The 2026 version of a mature ML stack — whether you are on Databricks, Vertex, or SageMaker — has the data, train, evaluate, and deploy stages fairly well integrated. The gap that persists is the monitor-retrain arc. Most teams have monitoring dashboards. Fewer have automated retrain triggers. Very few have the full champion-challenger evaluation pipeline running in continuous mode.
The uncomfortable implication
Treating MLOps as a loop rather than a pipeline changes the economics of every ML project. If the model requires a closed loop to stay useful, and running that loop requires ongoing engineering investment, then the cost of an ML system is not the cost of building and deploying it. It is the cost of operating the loop for its entire production lifetime.
That reframe kills a lot of ML projects that looked cheap to build but were expensive to maintain. It also changes the risk calculus: a team that ships a model without a monitoring plan is not saving money. They are deferring a cost that will arrive as a crisis — usually at the worst time, usually announced by someone outside the engineering team.

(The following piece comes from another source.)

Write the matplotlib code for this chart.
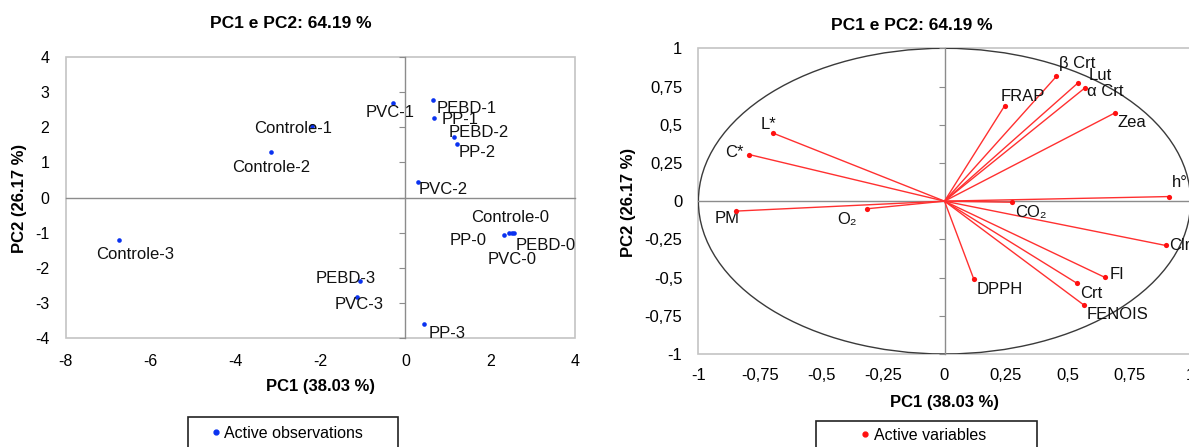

The fraud team at that payment processor spent three months rebuilding their monitoring stack after December 2022. They instrumented every feature in the pipeline, set PSI thresholds, wired alerts to a retraining job, and built a champion-challenger framework. It was expensive and unglamorous. It also meant that when a second schema migration happened in 2024, the monitoring system caught the feature drift within forty-eight hours, a retrain was triggered, and the CFO heard nothing about it.
That outcome — the alert that fires, the retrain that runs, the model that keeps working, the non-event — is what a closed loop looks like in practice. It is invisible by design. And invisible is exactly right.
Ship the model. Then close the loop. The ops in MLOps is the loop.